RECORDS TO USE:

--

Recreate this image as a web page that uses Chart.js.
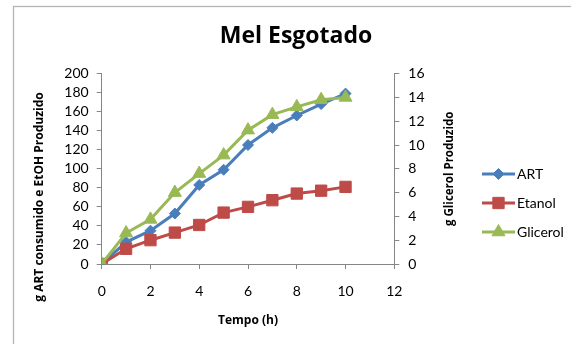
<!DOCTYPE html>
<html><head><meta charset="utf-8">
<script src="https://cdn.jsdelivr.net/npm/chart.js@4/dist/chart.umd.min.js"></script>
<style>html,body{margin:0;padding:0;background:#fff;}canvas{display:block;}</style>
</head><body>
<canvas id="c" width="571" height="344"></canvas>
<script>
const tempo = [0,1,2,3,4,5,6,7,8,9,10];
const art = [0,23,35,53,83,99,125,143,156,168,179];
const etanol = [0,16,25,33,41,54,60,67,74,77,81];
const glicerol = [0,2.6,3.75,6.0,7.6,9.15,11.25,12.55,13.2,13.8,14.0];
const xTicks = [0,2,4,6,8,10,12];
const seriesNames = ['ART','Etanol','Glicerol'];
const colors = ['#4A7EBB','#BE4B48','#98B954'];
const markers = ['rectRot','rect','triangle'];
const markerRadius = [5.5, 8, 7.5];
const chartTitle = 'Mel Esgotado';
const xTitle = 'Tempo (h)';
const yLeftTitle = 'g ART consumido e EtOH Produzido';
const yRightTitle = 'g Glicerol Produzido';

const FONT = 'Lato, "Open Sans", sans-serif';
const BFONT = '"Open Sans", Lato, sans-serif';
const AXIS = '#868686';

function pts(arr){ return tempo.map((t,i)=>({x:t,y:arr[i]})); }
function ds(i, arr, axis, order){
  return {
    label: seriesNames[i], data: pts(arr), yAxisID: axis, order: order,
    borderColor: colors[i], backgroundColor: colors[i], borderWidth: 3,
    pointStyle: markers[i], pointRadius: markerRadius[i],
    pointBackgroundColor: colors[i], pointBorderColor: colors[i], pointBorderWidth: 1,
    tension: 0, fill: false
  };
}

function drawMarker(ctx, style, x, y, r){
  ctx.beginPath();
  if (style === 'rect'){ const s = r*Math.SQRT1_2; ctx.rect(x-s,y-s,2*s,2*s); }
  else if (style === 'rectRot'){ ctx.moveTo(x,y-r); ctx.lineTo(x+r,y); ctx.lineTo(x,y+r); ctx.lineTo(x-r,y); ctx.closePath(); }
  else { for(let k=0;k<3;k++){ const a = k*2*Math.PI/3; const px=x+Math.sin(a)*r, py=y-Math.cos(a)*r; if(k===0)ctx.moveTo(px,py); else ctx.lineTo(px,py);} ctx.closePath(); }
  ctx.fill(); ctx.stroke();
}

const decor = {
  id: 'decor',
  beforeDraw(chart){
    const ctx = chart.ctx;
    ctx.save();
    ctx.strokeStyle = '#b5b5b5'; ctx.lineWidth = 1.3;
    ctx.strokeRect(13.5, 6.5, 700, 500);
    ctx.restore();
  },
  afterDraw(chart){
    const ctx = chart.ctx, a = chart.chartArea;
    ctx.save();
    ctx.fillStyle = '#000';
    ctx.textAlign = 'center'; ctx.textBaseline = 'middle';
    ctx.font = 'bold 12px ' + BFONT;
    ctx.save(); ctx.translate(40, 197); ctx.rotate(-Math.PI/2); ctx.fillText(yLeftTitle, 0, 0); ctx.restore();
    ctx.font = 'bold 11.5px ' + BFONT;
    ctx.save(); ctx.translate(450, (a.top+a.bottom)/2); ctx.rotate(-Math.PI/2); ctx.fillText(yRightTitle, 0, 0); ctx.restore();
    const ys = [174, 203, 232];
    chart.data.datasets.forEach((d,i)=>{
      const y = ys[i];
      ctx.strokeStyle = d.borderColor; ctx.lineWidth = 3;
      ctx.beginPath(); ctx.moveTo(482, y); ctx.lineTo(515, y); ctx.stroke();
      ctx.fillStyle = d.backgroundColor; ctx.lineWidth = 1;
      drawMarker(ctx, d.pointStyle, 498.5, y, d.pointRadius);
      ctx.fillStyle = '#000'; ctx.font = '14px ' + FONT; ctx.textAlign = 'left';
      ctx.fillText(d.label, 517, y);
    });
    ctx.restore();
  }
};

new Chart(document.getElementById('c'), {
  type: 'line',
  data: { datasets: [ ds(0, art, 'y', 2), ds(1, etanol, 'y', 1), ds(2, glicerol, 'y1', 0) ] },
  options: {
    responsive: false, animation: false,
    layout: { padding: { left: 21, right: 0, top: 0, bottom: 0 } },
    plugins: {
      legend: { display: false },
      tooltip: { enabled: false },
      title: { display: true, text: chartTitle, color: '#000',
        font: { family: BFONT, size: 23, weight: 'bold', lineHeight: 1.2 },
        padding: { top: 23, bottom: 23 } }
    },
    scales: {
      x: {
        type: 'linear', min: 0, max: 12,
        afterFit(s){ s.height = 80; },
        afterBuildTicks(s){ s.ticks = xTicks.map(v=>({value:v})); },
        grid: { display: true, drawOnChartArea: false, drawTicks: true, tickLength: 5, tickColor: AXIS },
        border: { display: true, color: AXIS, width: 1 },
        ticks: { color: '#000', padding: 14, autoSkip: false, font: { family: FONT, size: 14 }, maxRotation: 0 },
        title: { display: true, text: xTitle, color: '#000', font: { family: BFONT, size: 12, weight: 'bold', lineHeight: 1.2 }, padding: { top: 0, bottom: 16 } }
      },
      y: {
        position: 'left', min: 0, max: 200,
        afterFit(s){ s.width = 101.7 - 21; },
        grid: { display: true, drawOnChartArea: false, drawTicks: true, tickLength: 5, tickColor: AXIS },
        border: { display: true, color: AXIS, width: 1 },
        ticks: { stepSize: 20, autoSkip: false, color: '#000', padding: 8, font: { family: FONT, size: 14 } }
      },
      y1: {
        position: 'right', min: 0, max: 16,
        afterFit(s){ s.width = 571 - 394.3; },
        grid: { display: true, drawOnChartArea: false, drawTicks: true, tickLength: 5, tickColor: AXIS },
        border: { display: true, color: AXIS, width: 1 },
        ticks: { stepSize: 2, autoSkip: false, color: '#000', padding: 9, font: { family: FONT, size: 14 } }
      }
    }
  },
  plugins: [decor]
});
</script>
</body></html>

--

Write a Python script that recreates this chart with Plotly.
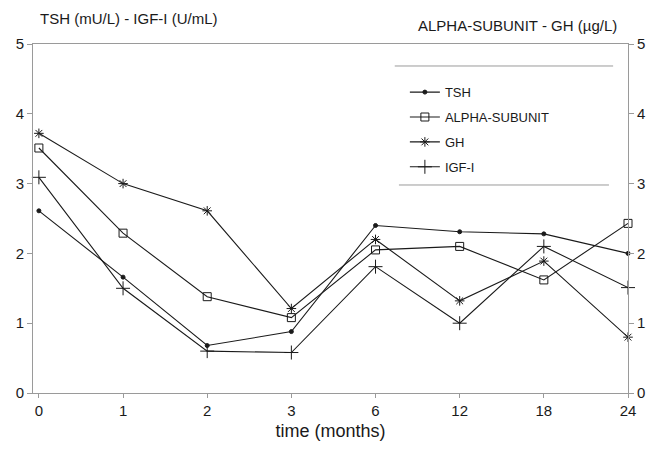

--

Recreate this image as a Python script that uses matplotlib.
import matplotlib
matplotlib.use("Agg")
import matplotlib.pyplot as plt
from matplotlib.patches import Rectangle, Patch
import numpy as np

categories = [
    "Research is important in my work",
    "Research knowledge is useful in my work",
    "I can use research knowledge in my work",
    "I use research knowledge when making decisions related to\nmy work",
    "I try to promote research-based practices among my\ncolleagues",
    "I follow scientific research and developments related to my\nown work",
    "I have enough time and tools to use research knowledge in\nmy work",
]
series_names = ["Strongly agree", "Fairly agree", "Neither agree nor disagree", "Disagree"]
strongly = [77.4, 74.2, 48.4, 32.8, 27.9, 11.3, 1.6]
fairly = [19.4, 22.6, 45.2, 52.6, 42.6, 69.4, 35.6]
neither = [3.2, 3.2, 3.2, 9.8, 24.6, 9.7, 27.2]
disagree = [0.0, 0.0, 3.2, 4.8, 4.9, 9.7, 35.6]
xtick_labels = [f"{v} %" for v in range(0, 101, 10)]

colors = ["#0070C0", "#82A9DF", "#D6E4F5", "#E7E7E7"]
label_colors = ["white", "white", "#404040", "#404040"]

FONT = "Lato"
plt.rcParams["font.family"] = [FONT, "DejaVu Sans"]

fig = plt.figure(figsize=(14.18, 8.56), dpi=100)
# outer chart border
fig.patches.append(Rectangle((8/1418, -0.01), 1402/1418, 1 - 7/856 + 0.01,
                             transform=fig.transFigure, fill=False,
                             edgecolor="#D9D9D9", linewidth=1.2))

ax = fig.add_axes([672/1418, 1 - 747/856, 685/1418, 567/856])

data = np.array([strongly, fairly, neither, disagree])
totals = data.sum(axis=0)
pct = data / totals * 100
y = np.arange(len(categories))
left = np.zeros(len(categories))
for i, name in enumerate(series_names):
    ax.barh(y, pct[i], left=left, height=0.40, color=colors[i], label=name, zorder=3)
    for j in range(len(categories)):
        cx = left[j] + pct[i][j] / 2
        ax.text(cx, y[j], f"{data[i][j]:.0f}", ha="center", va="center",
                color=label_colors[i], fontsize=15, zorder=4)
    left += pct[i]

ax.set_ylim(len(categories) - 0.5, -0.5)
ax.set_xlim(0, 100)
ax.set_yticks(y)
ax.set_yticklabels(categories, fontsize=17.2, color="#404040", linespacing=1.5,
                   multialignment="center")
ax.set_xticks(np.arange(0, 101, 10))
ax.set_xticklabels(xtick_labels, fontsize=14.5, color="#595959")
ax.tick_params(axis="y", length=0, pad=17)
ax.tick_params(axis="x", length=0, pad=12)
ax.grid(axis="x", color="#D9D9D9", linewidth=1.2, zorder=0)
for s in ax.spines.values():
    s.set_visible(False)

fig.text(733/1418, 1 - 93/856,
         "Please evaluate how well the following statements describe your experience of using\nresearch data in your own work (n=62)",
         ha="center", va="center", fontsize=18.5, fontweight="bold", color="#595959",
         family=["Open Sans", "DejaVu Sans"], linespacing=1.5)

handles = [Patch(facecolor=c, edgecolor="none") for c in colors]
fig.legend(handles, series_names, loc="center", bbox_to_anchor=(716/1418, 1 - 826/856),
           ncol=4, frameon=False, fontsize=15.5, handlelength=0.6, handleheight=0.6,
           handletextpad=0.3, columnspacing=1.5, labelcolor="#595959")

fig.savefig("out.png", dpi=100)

--

STATED PROBLEM:
Identify the lines in the records above that contain the word "this", then state how many there are and nothing more.

TASK RESPONSE:
3